*Task*. With the images removed, repeat the data below exactly.
⁂
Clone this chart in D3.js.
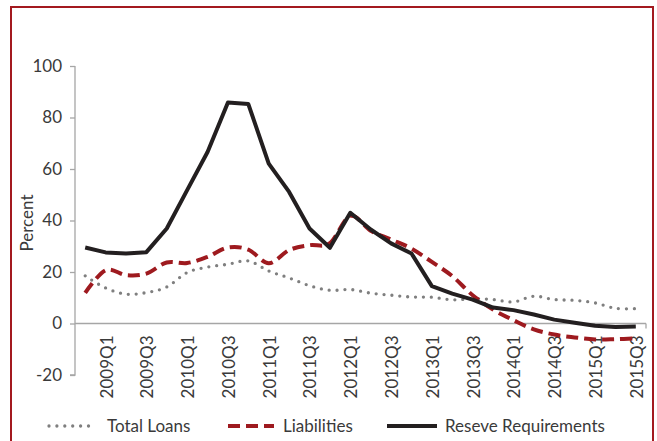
<!DOCTYPE html>
<html><head><meta charset="utf-8">
<script src="https://cdn.jsdelivr.net/npm/d3@7"></script>
<style>
html,body{margin:0;padding:0;background:#fff;}
svg{display:block;font-family:Lato,"Open Sans",sans-serif;}
</style></head>
<body><svg id="c" width="657" height="441"></svg>
<script>
const categories = ["2008Q4","2009Q1","2009Q2","2009Q3","2009Q4","2010Q1","2010Q2","2010Q3","2010Q4",
"2011Q1","2011Q2","2011Q3","2011Q4","2012Q1","2012Q2","2012Q3","2012Q4","2013Q1","2013Q2","2013Q3",
"2013Q4","2014Q1","2014Q2","2014Q3","2014Q4","2015Q1","2015Q2","2015Q3"];
const totalLoans = [18.5,13.8,11.4,12.0,14.2,19.8,21.9,23.0,24.3,20.4,17.7,14.7,12.9,13.2,11.8,11.0,10.3,10.2,9.2,9.6,9.3,8.4,10.6,9.3,9.0,8.0,5.9,5.8];
const liabilities = [11.9,20.7,18.8,19.4,23.7,23.5,25.9,29.5,28.7,23.4,28.5,30.4,31.2,41.8,36.0,32.6,29.1,23.9,18.4,11.0,5.4,1.3,-2.3,-4.3,-5.4,-6.2,-6.1,-5.8];
const reserveReq = [29.5,27.6,27.2,27.7,36.9,51.8,66.6,85.8,85.2,62.1,51.1,36.9,29.4,43.0,36.5,31.1,27.2,14.5,11.6,9.3,6.2,5.2,3.5,1.5,0.3,-0.9,-1.4,-1.2];
const yTicks = [-20,0,20,40,60,80,100];
const seriesNames = ["Total Loans","Liabilities","Reseve Requirements"];

const svg = d3.select("#c");
// frame
svg.append("path").attr("d","M11,460 V7 H653 V460").attr("fill","none")
  .attr("stroke","#a3191f").attr("stroke-width",2);

const x = d3.scaleBand().domain(categories).range([75,646]).paddingInner(0).paddingOuter(0);
const y = d3.scaleLinear().domain([-20,100]).range([375,66]);
const cx = d => x(d) + x.bandwidth()/2;
const axisCol = "#a6a6a6", textCol = "#3a3a3a", fs = 17;

// y axis
const ya = svg.append("g").attr("transform","translate(75,0)")
  .call(d3.axisLeft(y).tickValues(yTicks).tickSize(5).tickPadding(8).tickFormat(d=>String(d)));
ya.select(".domain").attr("stroke",axisCol).attr("stroke-width",1.3).attr("d","M0,66V375H-5");
ya.selectAll(".tick line").attr("stroke",axisCol).attr("stroke-width",1.3);
ya.selectAll(".tick text").attr("fill",textCol).attr("font-size",fs).attr("font-family","Lato");

// x axis at zero
const xa = svg.append("g").attr("transform",`translate(0,${y(0)})`);
xa.append("line").attr("x1",75).attr("x2",646).attr("stroke",axisCol).attr("stroke-width",1.3);
xa.append("line").attr("x1",646).attr("x2",646).attr("y1",0).attr("y2",5).attr("stroke",axisCol).attr("stroke-width",1.3);
xa.selectAll("text").data(categories.filter((d,i)=>i%2===1)).join("text")
  .attr("transform",d=>`translate(${cx(d)+1},12) rotate(-90)`)
  .attr("text-anchor","end").attr("dy","0.35em")
  .attr("fill",textCol).attr("font-size",fs).text(d=>d);

// y label
svg.append("text").attr("transform","translate(27,223) rotate(-90)")
  .attr("text-anchor","middle").attr("dy","0.35em").attr("fill",textCol).attr("font-size",fs).text("Percent");

// lines
const smooth = d3.line().x((d,i)=>cx(categories[i])).y(d=>y(d)).curve(d3.curveCatmullRom.alpha(0));
const straight = d3.line().x((d,i)=>cx(categories[i])).y(d=>y(d));
const styles = [
  {stroke:"#7f7f7f", w:3.3, dash:"0,7.9", cap:"round"},
  {stroke:"#9e1a1f", w:4, dash:"12,6", cap:"butt"},
  {stroke:"#231f20", w:4, dash:null, cap:"butt"}
];
svg.append("path").attr("d",smooth(totalLoans)).attr("fill","none").attr("stroke",styles[0].stroke)
  .attr("stroke-width",styles[0].w).attr("stroke-dasharray",styles[0].dash).attr("stroke-linecap","round");
svg.append("path").attr("d",smooth(liabilities)).attr("fill","none").attr("stroke",styles[1].stroke)
  .attr("stroke-width",styles[1].w).attr("stroke-dasharray",styles[1].dash);
svg.append("path").attr("d",straight(reserveReq)).attr("fill","none").attr("stroke",styles[2].stroke)
  .attr("stroke-width",styles[2].w).attr("stroke-linejoin","round");

// legend
const leg = [{x1:49,x2:93,tx:107},{x1:228,x2:274,tx:283},{x1:387,x2:437,tx:445}];
const ly = 426;
seriesNames.forEach((n,i)=>{
  const s = styles[i], L = leg[i];
  svg.append("line").attr("x1",L.x1).attr("x2",L.x2).attr("y1",ly).attr("y2",ly)
    .attr("stroke",s.stroke).attr("stroke-width",s.w)
    .attr("stroke-dasharray",s.dash).attr("stroke-linecap",s.cap);
  svg.append("text").attr("x",L.tx).attr("y",ly).attr("dy","0.35em").attr("fill",textCol)
    .attr("font-size",fs).text(n);
});
</script></body></html>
⁂
*Result*.
Clone this chart in D3.js.
<!DOCTYPE html>
<html><head><meta charset="utf-8">
<script src="https://cdn.jsdelivr.net/npm/d3@7"></script>
<style>
html,body{margin:0;padding:0;background:#fff;}
svg{display:block;font-family:Lato,"Open Sans",sans-serif;}
</style></head>
<body><svg id="c" width="657" height="441"></svg>
<script>
const categories = ["2008Q4","2009Q1","2009Q2","2009Q3","2009Q4","2010Q1","2010Q2","2010Q3","2010Q4",
"2011Q1","2011Q2","2011Q3","2011Q4","2012Q1","2012Q2","2012Q3","2012Q4","2013Q1","2013Q2","2013Q3",
"2013Q4","2014Q1","2014Q2","2014Q3","2014Q4","2015Q1","2015Q2","2015Q3"];
const totalLoans = [18.5,13.8,11.4,12.0,14.2,19.8,21.9,23.0,24.3,20.4,17.7,14.7,12.9,13.2,11.8,11.0,10.3,10.2,9.2,9.6,9.3,8.4,10.6,9.3,9.0,8.0,5.9,5.8];
const liabilities = [11.9,20.7,18.8,19.4,23.7,23.5,25.9,29.5,28.7,23.4,28.5,30.4,31.2,41.8,36.0,32.6,29.1,23.9,18.4,11.0,5.4,1.3,-2.3,-4.3,-5.4,-6.2,-6.1,-5.8];
const reserveReq = [29.5,27.6,27.2,27.7,36.9,51.8,66.6,85.8,85.2,62.1,51.1,36.9,29.4,43.0,36.5,31.1,27.2,14.5,11.6,9.3,6.2,5.2,3.5,1.5,0.3,-0.9,-1.4,-1.2];
const yTicks = [-20,0,20,40,60,80,100];
const seriesNames = ["Total Loans","Liabilities","Reseve Requirements"];

const svg = d3.select("#c");
// frame
svg.append("path").attr("d","M11,460 V7 H653 V460").attr("fill","none")
  .attr("stroke","#a3191f").attr("stroke-width",2);

const x = d3.scaleBand().domain(categories).range([75,646]).paddingInner(0).paddingOuter(0);
const y = d3.scaleLinear().domain([-20,100]).range([375,66]);
const cx = d => x(d) + x.bandwidth()/2;
const axisCol = "#a6a6a6", textCol = "#3a3a3a", fs = 17;

// y axis
const ya = svg.append("g").attr("transform","translate(75,0)")
  .call(d3.axisLeft(y).tickValues(yTicks).tickSize(5).tickPadding(8).tickFormat(d=>String(d)));
ya.select(".domain").attr("stroke",axisCol).attr("stroke-width",1.3).attr("d","M0,66V375H-5");
ya.selectAll(".tick line").attr("stroke",axisCol).attr("stroke-width",1.3);
ya.selectAll(".tick text").attr("fill",textCol).attr("font-size",fs).attr("font-family","Lato");

// x axis at zero
const xa = svg.append("g").attr("transform",`translate(0,${y(0)})`);
xa.append("line").attr("x1",75).attr("x2",646).attr("stroke",axisCol).attr("stroke-width",1.3);
xa.append("line").attr("x1",646).attr("x2",646).attr("y1",0).attr("y2",5).attr("stroke",axisCol).attr("stroke-width",1.3);
xa.selectAll("text").data(categories.filter((d,i)=>i%2===1)).join("text")
  .attr("transform",d=>`translate(${cx(d)+1},12) rotate(-90)`)
  .attr("text-anchor","end").attr("dy","0.35em")
  .attr("fill",textCol).attr("font-size",fs).text(d=>d);

// y label
svg.append("text").attr("transform","translate(27,223) rotate(-90)")
  .attr("text-anchor","middle").attr("dy","0.35em").attr("fill",textCol).attr("font-size",fs).text("Percent");

// lines
const smooth = d3.line().x((d,i)=>cx(categories[i])).y(d=>y(d)).curve(d3.curveCatmullRom.alpha(0));
const straight = d3.line().x((d,i)=>cx(categories[i])).y(d=>y(d));
const styles = [
  {stroke:"#7f7f7f", w:3.3, dash:"0,7.9", cap:"round"},
  {stroke:"#9e1a1f", w:4, dash:"12,6", cap:"butt"},
  {stroke:"#231f20", w:4, dash:null, cap:"butt"}
];
svg.append("path").attr("d",smooth(totalLoans)).attr("fill","none").attr("stroke",styles[0].stroke)
  .attr("stroke-width",styles[0].w).attr("stroke-dasharray",styles[0].dash).attr("stroke-linecap","round");
svg.append("path").attr("d",smooth(liabilities)).attr("fill","none").attr("stroke",styles[1].stroke)
  .attr("stroke-width",styles[1].w).attr("stroke-dasharray",styles[1].dash);
svg.append("path").attr("d",straight(reserveReq)).attr("fill","none").attr("stroke",styles[2].stroke)
  .attr("stroke-width",styles[2].w).attr("stroke-linejoin","round");

// legend
const leg = [{x1:49,x2:93,tx:107},{x1:228,x2:274,tx:283},{x1:387,x2:437,tx:445}];
const ly = 426;
seriesNames.forEach((n,i)=>{
  const s = styles[i], L = leg[i];
  svg.append("line").attr("x1",L.x1).attr("x2",L.x2).attr("y1",ly).attr("y2",ly)
    .attr("stroke",s.stroke).attr("stroke-width",s.w)
    .attr("stroke-dasharray",s.dash).attr("stroke-linecap",s.cap);
  svg.append("text").attr("x",L.tx).attr("y",ly).attr("dy","0.35em").attr("fill",textCol)
    .attr("font-size",fs).text(n);
});
</script></body></html>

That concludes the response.